The problems facing THE ONLY PLAN are all due to Labor’s mess/wreckage/feral behaviour
Large chunks of the morning note are devoted to Labor’s record (disastrous) and current voting behaviour (irresponsible), but as Laura Tingle argued on Friday,
this frames the debate in terms of the political battle, not around
what voters actually want. The voters want a coherent economic plan from
the people running the country.
As the Liberal party’s pollster, Mark Textor, told Lateline this week: “Economic anxiety is number one, two and three on the issue agenda.” Textor
said the government needed to find “really greater clarity around what
is the core to the economic strategy. Is it to diversify the economy? Is
it to rekindle parts of the mining and resources community? Is it to
release growth through greater productivity? … As I said, those
questions, from an economic perspective, still have to be answered.” Back to the morning notes and there is still no answer. “We’ve
handed down a $50bn infrastructure package, the single largest
infrastructure package in Australia’s history,” they say, except most of
the package was re-announcements or money redirected from public
transport projects to roads. “We’ve cut $2bn in red tape”, they say.

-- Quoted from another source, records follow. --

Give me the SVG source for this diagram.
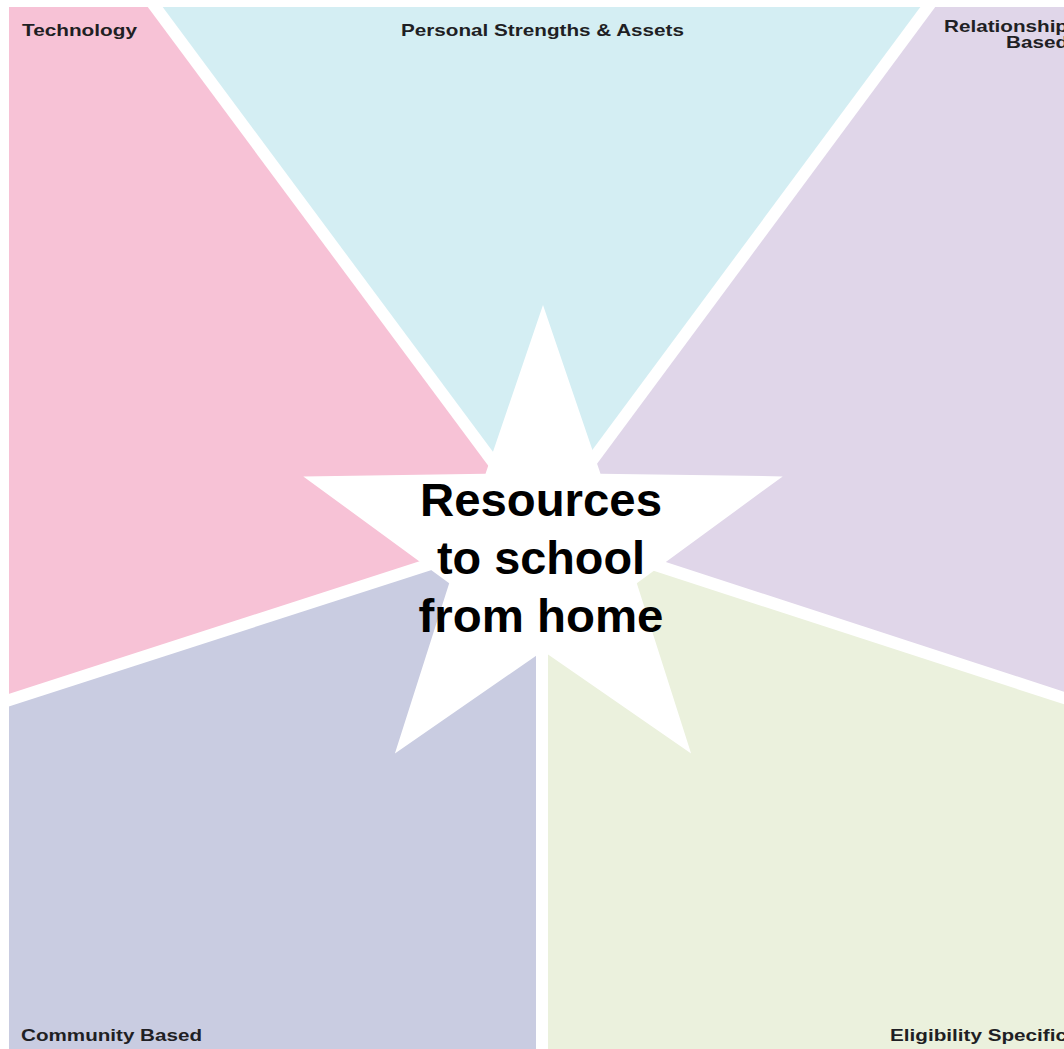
<svg xmlns="http://www.w3.org/2000/svg" width="1064" height="1049" viewBox="0 0 1064 1049">
  <style>
    .label { font-family: "Liberation Sans", Arial, sans-serif; font-weight: bold; font-size: 16.5px; fill: #1f1f24; }
    .core { font-family: "Liberation Sans", Arial, sans-serif; font-weight: bold; font-size: 47px; fill: #000000; text-anchor: middle; }
    .divider { stroke: #ffffff; stroke-width: 12; stroke-linecap: butt; fill: none; }
  </style>

  <rect width="1064" height="1049" fill="#ffffff"/>

  <!-- five coloured sectors meeting at the hub (542,528) -->
  <g id="technology">
    <polygon points="542,528 155,7 9,7 9,700" fill="#f7c2d6"/>
    <text class="label" x="22" y="36" textLength="115" lengthAdjust="spacingAndGlyphs">Technology</text>
  </g>
  <g id="personal-strengths">
    <polygon points="542,528 155,7 928,7" fill="#d4eef3"/>
    <text class="label" x="401" y="36" textLength="283" lengthAdjust="spacingAndGlyphs">Personal Strengths &amp; Assets</text>
  </g>
  <g id="relationship-based">
    <polygon points="542,528 928,7 1064,7 1064,698" fill="#e0d6e9"/>
    <text class="label" x="1068" y="32" text-anchor="end" textLength="124" lengthAdjust="spacingAndGlyphs">Relationship</text>
    <text class="label" x="1068" y="48" text-anchor="end" textLength="62" lengthAdjust="spacingAndGlyphs">Based</text>
  </g>
  <g id="eligibility-specific">
    <polygon points="542,528 1064,698 1064,1049 542,1049" fill="#ebf1dd"/>
    <text class="label" x="1067" y="1041" text-anchor="end" textLength="177" lengthAdjust="spacingAndGlyphs">Eligibility Specific</text>
  </g>
  <g id="community-based">
    <polygon points="542,528 542,1049 9,1049 9,700" fill="#c9cce1"/>
    <text class="label" x="21" y="1041" textLength="181" lengthAdjust="spacingAndGlyphs">Community Based</text>
  </g>

  <!-- white gaps between the sectors -->
  <g id="dividers">
    <line class="divider" x1="542" y1="528" x2="150" y2="0"/>
    <line class="divider" x1="542" y1="528" x2="933" y2="0"/>
    <line class="divider" x1="542" y1="528" x2="1070" y2="700"/>
    <line class="divider" x1="542" y1="528" x2="542" y2="1055"/>
    <line class="divider" x1="542" y1="528" x2="0" y2="703"/>
  </g>

  <!-- central star -->
  <g id="hub">
    <polygon points="543,305 600.5,473.7 782.7,476.4 636.8,583.3 691.1,753.6 543,651 394.9,753.6 449.2,583.3 303.3,476.4 485.5,473.7" fill="#ffffff"/>
    <text class="core" x="541" y="516" textLength="242" lengthAdjust="spacingAndGlyphs">Resources</text>
    <text class="core" x="541" y="574" textLength="208" lengthAdjust="spacingAndGlyphs">to school</text>
    <text class="core" x="541" y="632" textLength="245" lengthAdjust="spacingAndGlyphs">from home</text>
  </g>
</svg>
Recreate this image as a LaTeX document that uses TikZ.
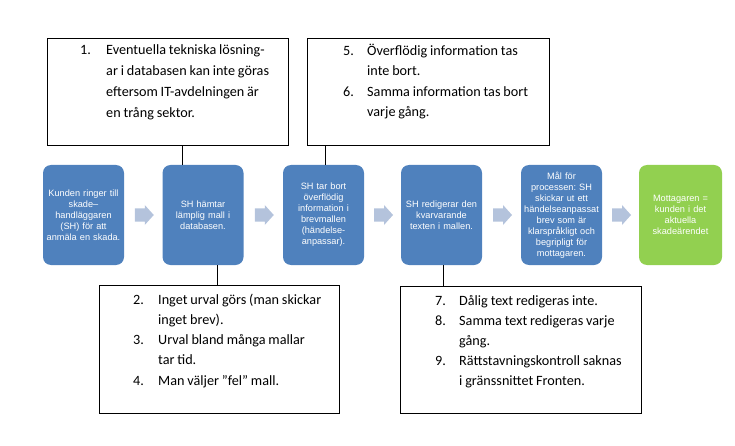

Getting rid of truly unnecessary regulations is a good thing, but this
boast isn’t exactly a barbecue stopper.
The prime minister did his Friday doorstop at a Melbourne firm that
makes dental amalgams and fillings, and might be able to export more to
China because a 5% tariff is being removed under the recently signed
China free trade agreement. The new FTAs do offer the possibility of
expanding trade, but often in small ways that don’t look all that
exciting, like the prospect of exporting extra dental amalgam. And
beyond the FTAs we’re back to the carbon/mining tax repeal mantra.
Joe Hockey was praised as a ‘man of remarkable resilience’ by Tony Abbott.Photograph: Stefan Postles/Getty Images
If the problems are not Labor’s fault, they’re Joe Hockey’s fault.
This isn’t in the morning notes, which advise that “if asked” MPs
should swat away the idea that ministers are “losing faith” with Hockey
by calling it “speculation upon speculation”. But with newspaper
headlines such as “Joe’s on the nose”, it’s pretty obvious some in the
government would like the treasurer to take the fall for the
government’s difficulties. Now newspapers are commissioning polls about
who voters “prefer” as treasurer, which serves only to exacerbate the
instability.
Tony defends Joe – sort of. “Joe Hockey has been criticised lately,
but I tell you what ... he is someone who bounces back, and that is what
he is doing now,” he says. “He is a man of remarkable resilience, focus
and grit.” But he also defends his beleaguered and almost-indefensible
defence minister, David Johnston. And he says he is planning a reshuffle before the next election.
Senior sources suggest blaming Hockey is a way to deflect criticism
from the performance of Abbott himself as possible alternative future
contenders, such as the foreign minister, Julie Bishop, are obviously
raising their public profile. When asked whether he would ever
consider standing aside Abbott says no, because “the worst thing for
Australia would be to have another unstable, short-term government.” But based on its current performance and polling, that is exactly what the Abbott government appears to be.